The governor acted after a 23-year-old Bolivian national with drunken driving convictions in 2007 and 2008 was involved in a crash that killed a nun and injured two others in her order in Prince William County. Police say Carlos Martinelly Montano was drunk at the time.
Montano had used the form to get a Virginia license even though he faced deportation proceedings, authorities say.
WTOP radio in Washington, D.C., reported Tuesday that a grand jury indicted Montano on a murder charge that could land him in prison for 40 years if he's convicted.
Prince William police chief Charlie Deane last week asked federal authorities to stop issuing employment authorization cards, known as I-766 documents, to immigrants who face deportation. The cards are issued by the Citizenship and Immigration Service arm of the Department of Homeland Security.
An advocate for immigrants said the governor's response was political pandering that ignores what she said was the problem of scant punishment for repeat drunken drivers."The governor should be asking why he (Montano) was released from jail after serving just 20 days instead of the full 364," Claire Guthrie Gastanaga, a Richmond-based lobbyist on behalf of immigrants' rights. Montano had been sentenced to a serve a year on his second DUI conviction.

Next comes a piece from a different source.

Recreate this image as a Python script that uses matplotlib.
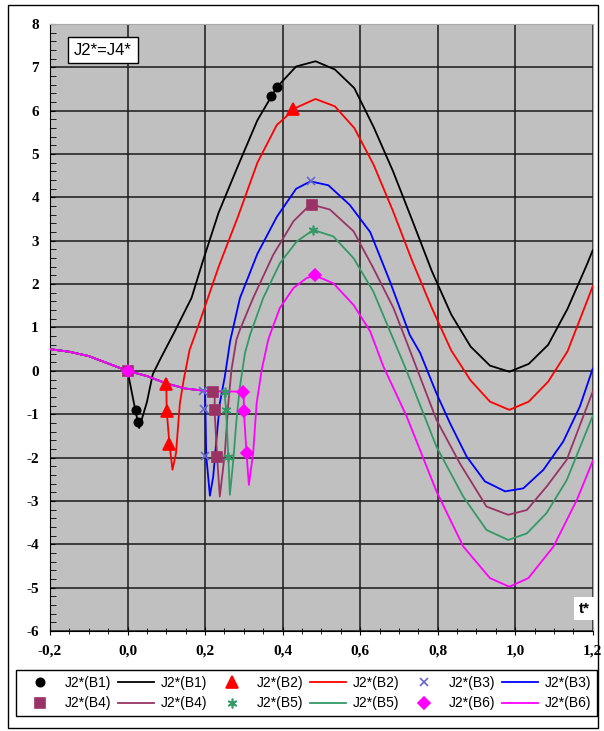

"The real situation here is we're not enforcing our drunk driving laws," she said.
Montano got his I-766 card, in January 2009 as federal deportation actions were pending. He presented the card to the DMV to establish legal presence in the U.S. But he did not have a Virginia license on Aug. 1 when his car slammed head-on into a car carrying three Benedictine nuns on their way to a retreat.
Sister Denise Mosier was killed in the crash. Sisters Connie Ruth Lupton and Charlotte Lange were critically injured.
"We must ensure that documents accepted as proof of legal presence are reliable," McDonnell, a Republican and a Roman Catholic, said in a news release. "Virginia law is clear in the requirement that an individual be lawfully in the United States to be eligible for an identification card or to have the privilege to drive."
Gastanaga said the federally issued cards are not given to illegal immigrants, and that they are merely records information about the bearer's physical appearance such as height, weight, hair and eye color information.
Attorney General Ken Cuccinelli in August advised police across Virginia that they have the authority to ask about the immigration status of anyone they've stopped or arrested. His advisory opinion, which lacks the legal force of a court ruling, would give Virginia officers many of the same powers police in Arizona have under a new law there intended to crack down on illegal immigration.
The American Civil Liberties Union urged police to ignore Cuccinelli's guidance, saying lacks any legal foundation and conjures constitutional conflicts.